The Supa’s family have a tale passed down through the generations of a very great great and venerable Grampa who helped build the railway along the Rift Vally escarpment. It is said that he was sleeping he was pulled out of a railway box car by lions one night and was never seen again. The boy never forgot the goose bumps he felt as his grandpa told the tale around the camp fire in the relative safety of their small Kampala garden. There is no doubt that from that time onwards the Supa loved trains.

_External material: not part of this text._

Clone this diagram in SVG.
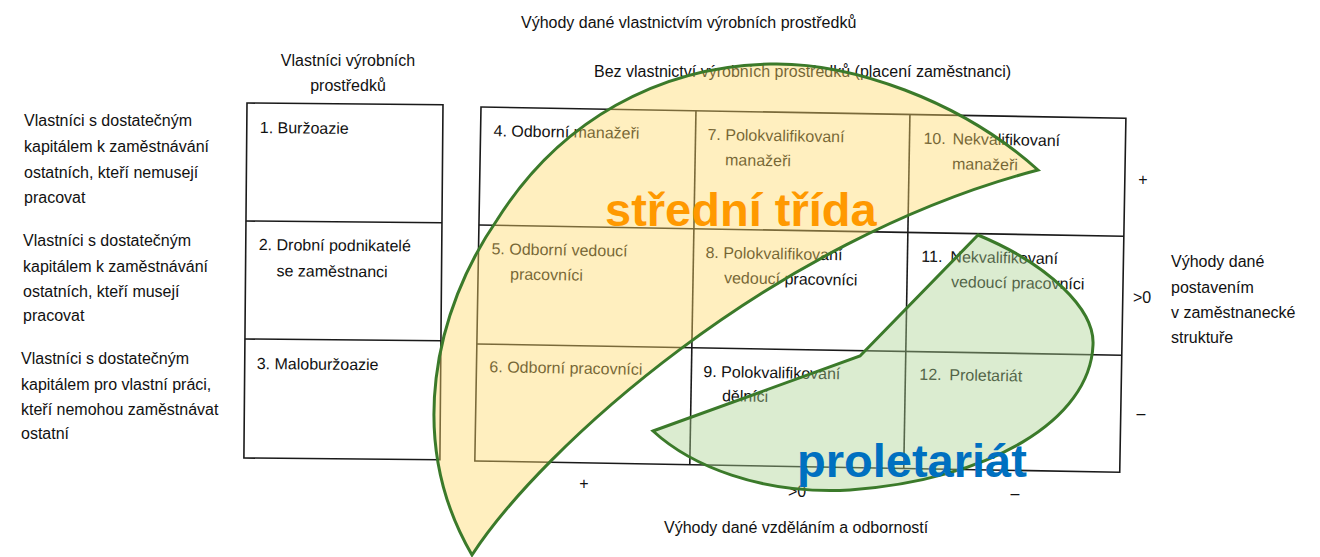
<svg xmlns="http://www.w3.org/2000/svg" width="1320" height="557" viewBox="0 0 1320 557">
<style>
text{font-family:"Liberation Sans",Arial,sans-serif;font-size:16px;fill:#111}
.grid{fill:none;stroke:#1a1a1a;stroke-width:1.6}
.ov{stroke:#3b7a2a;stroke-width:3;stroke-linejoin:miter}
.big{font-weight:bold;font-size:47px}
</style>
<rect width="1320" height="557" fill="#fff"/>

<g id="headings">
<text x="521" y="28">Výhody dané vlastnictvím výrobních prostředků</text>
<text x="348" y="66" text-anchor="middle">Vlastníci výrobních</text>
<text x="348" y="91" text-anchor="middle">prostředků</text>
<text x="594" y="77">Bez vlastnictví výrobních prostředků (placení zaměstnanci)</text>
</g>

<g id="row-labels">
<text x="24" y="126">Vlastníci s dostatečným</text>
<text x="24" y="152">kapitálem k zaměstnávání</text>
<text x="24" y="178">ostatních, kteří nemusejí</text>
<text x="24" y="203">pracovat</text>
<text x="23" y="246">Vlastníci s dostatečným</text>
<text x="23" y="272">kapitálem k zaměstnávání</text>
<text x="23" y="297">ostatních, kteří musejí</text>
<text x="23" y="321">pracovat</text>
<text x="21" y="364">Vlastníci s dostatečným</text>
<text x="21" y="390">kapitálem pro vlastní práci,</text>
<text x="21" y="415">kteří nemohou zaměstnávat</text>
<text x="21" y="439">ostatní</text>
</g>

<g id="owners-table" transform="translate(247,103) rotate(0.5)">
<rect class="grid" x="0" y="0" width="196" height="355"/>
<line class="grid" x1="0" y1="118" x2="196" y2="118"/>
<line class="grid" x1="0" y1="236" x2="196" y2="236"/>
<text x="13" y="30">1. Buržoazie</text>
<text x="13" y="147">2. Drobní podnikatelé</text>
<text x="31" y="173">se zaměstnanci</text>
<text x="12" y="266">3. Maloburžoazie</text>
</g>

<g id="employees-table" transform="translate(481,107) rotate(1)">
<rect class="grid" x="0" y="0" width="645" height="354"/>
<line class="grid" x1="215" y1="0" x2="215" y2="354"/>
<line class="grid" x1="429" y1="0" x2="429" y2="354"/>
<line class="grid" x1="0" y1="118" x2="645" y2="118"/>
<line class="grid" x1="0" y1="237" x2="645" y2="237"/>
<g id="cell4"><text x="13" y="29">4. Odborní manažeři</text></g>
<g id="cell5"><text x="13" y="147">5. Odborní vedoucí</text><text x="32" y="172">pracovníci</text></g>
<g id="cell6"><text x="13" y="265">6. Odborní pracovníci</text></g>
<g id="cell7"><text x="227" y="29">7. Polokvalifikovaní</text><text x="245" y="54">manažeři</text></g>
<g id="cell8"><text x="227" y="147">8. Polokvalifikovaní</text><text x="246" y="172">vedoucí pracovníci</text></g>
<g id="cell9"><text x="227" y="266">9. Polokvalifikovaní</text><text x="246" y="290">dělníci</text></g>
<g id="cell10"><text x="443" y="29">10.</text><text x="472" y="29">Nekvalifikovaní</text><text x="472" y="54">manažeři</text></g>
<g id="cell11"><text x="443" y="147">11.</text><text x="472" y="147">Nekvalifikovaní</text><text x="473" y="172">vedoucí pracovníci</text></g>
<g id="cell12"><text x="443" y="265">12.</text><text x="473" y="265">Proletariát</text></g>
</g>

<g id="axis-labels">
<text x="1143" y="185" text-anchor="middle">+</text>
<text x="1133" y="303">&gt;0</text>
<text x="1141" y="419" text-anchor="middle">–</text>
<text x="1171" y="267">Výhody dané</text>
<text x="1171" y="293">postavením</text>
<text x="1171" y="318">v zaměstnanecké</text>
<text x="1171" y="343">struktuře</text>
<text x="584" y="489" text-anchor="middle">+</text>
<text x="788" y="497">&gt;0</text>
<text x="1015" y="499" text-anchor="middle">–</text>
<text x="664" y="533">Výhody dané vzděláním a odborností</text>
</g>

<g id="middle-class">
<path class="ov" fill="#FFD966" fill-opacity="0.42" d="M1038,170 C960,100 850,62 770,64 C660,66 560,120 497,220 C435,310 405,440 472,555 C540,450 770,240 1038,170 Z"/>
<text class="big" x="605" y="226" fill="#FF9900" style="fill:#FF9900">střední třída</text>
</g>

<g id="proletariat">
<path class="ov" fill="#A9D18E" fill-opacity="0.42" d="M653,431 L860,356 L978,235 C1050,265 1095,310 1093,345 C1090,420 990,480 850,490 C760,495 690,465 653,431 Z"/>
<text class="big" x="797" y="477" style="fill:#0070C0">proletariát</text>
</g>
</svg>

The Lunatic Line Poem written out by his Grandma was nailed to his bedroom wall. When he is quite young she takes him on the two night trip down to Mombassa. He remembers her laughter when he asks
‘Why the windows have EAR written on them.Grandma?’ She tells him about an artist who cut off his ear.and sent it to a friend.
‘I think he did it because his friend wouldn’t listen. He was a lunatic too and now we are on the Lunatic Line!’
This didn’t really make any sense as an answer but they both laugh anyway. They say the rhyme together again to the rhythm of the train to pass the time.
What it will cost? No words can express,
What is it for? No brain can suppose,
Where it will start from? No one can guess,
Where is going? Nobody knows
What is the use of it? No one can see
What it will carry? Not one can define,
And in spite of some lectures by an MP
It is nothing but a lunatic line.
Huge sums were invested in the Uganda Railway project. The many fatal accidents deadly disease, tribal opposition and wildlife attacks led the Uganda Railway to be dubbed a Lunatic Line:
This “gigantic folly” cost an estimated £3 million in 1894 money, which is £650 million in 2016. However Winston Churchill thought it “a brilliant conception – through the forests, ravines, marauding lions, famine, war, and five years of Parliamentary debate, marched the railway.”
It was named the Iron Snake comes from an old prophecy”An iron snake will cross from the lake of salt to the lands of the Great Lake to quench it’s thirst.